Mais pour transformer
l’essai, plusieurs leviers doivent être activés :
• renforcer l’intermodalité (rail, fleuve, route)
pour réduire la dépendance au tout-routier ;
• moderniser et digitaliser les procédures
douanières ;
• développer les zones sous douane et les entrepôts
mutualisés ;
• accompagner la réallocation des capitaux
asiatiques vers l’immobilier logistique européen.
Dans plusieurs régions,
le taux de vacance logistique a repassé la barre des 5%, signe d’un marché
redevenu plus équilibré et d’une offre immédiatement disponible (avec 4,6
millions de m² d’espaces logistiques immédiatement disponibles sur le
territoire) pour accueillir de nouveaux flux.
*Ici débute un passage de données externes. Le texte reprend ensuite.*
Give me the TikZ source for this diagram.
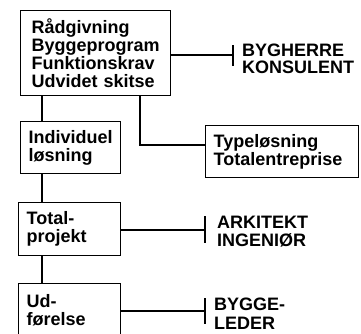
\documentclass[tikz,border=0pt]{standalone}
\usepackage{fontspec}
\setmainfont{Liberation Sans}
\tikzset{
  stage/.style={draw, line width=1.3pt, anchor=north west, align=left, inner xsep=8pt, inner ysep=0pt, font=\bfseries\fontsize{18}{18}\selectfont},
  actor/.style={anchor=west, align=left, inner sep=0pt, font=\bfseries\fontsize{18}{18}\selectfont},
  link/.style={line width=1.3pt}
}

\begin{document}
\begin{tikzpicture}[x=1pt,y=-1pt]
\useasboundingbox (0,0) rectangle (361,333);
\node[stage, inner xsep=11pt, text width=128pt, minimum height=85pt] (rad) at (20,10) {Rådgivning\\Byggeprogram\\Funktionskrav\\Udvidet skitse};
\node[stage, text width=84pt, minimum height=52pt] (ind) at (20,121) {Individuel\\løsning};
\node[stage, text width=137pt, minimum height=52pt] (type) at (205,125) {Typeløsning\\Totalentreprise};
\node[stage, text width=86pt, minimum height=53pt] (tot) at (18,202) {Total-\\projekt};
\node[stage, text width=86pt, minimum height=53pt] (udf) at (18,283) {Ud-\\førelse};
\coordinate (spine) at (42,0);
\coordinate (knee) at (140,145);
\coordinate (kons) at (233,55);
\coordinate (ark) at (205,230);
\coordinate (byg) at (205,311);
% main chain
\draw[link] (rad.south -| spine) -- (ind.north -| spine);
\draw[link] (ind.south -| spine) -- (tot.north -| spine);
\draw[link] (tot.south -| spine) -- (udf.north -| spine);
\draw[link] (rad.south -| knee) -- (knee) -- (type.west |- knee);
% roles
\draw[link] (rad.east |- kons) -- (kons);
\draw[link] ([yshift=10pt]kons) -- ([yshift=-11pt]kons);
\node[actor, font=\bfseries\fontsize{18}{17}\selectfont] (bygherre) at (242,59) {BYGHERRE\\KONSULENT};
\draw[link] (tot.east |- ark) -- (ark);
\draw[link] ([yshift=14pt]ark) -- ([yshift=-13pt]ark);
\node[actor] (arkitekt) at (217,232) {ARKITEKT\\INGENIØR};
\draw[link] (udf.east |- byg) -- (byg);
\draw[link] ([yshift=13pt]byg) -- ([yshift=-13pt]byg);
\node[actor, font=\bfseries\fontsize{18}{19}\selectfont] (bygge) at (214,314) {BYGGE-\\LEDER};
\end{tikzpicture}
\end{document}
Cette disponibilité, associée à des coûts maîtrisés et à une demande en forte croissance, place la France dans une position favorable pour capter cette dynamique.
« Sur le marché des capitaux, la France occupe également une place privilégiée. Le pays attire les investisseurs, notamment asiatiques, qui réorientent leurs capitaux vers l’Europe, renforçant la place du continent comme zone d’investissement défensive », conclut Romain Nicolle, Head of Logistics CMG, Cushman & Wakefield.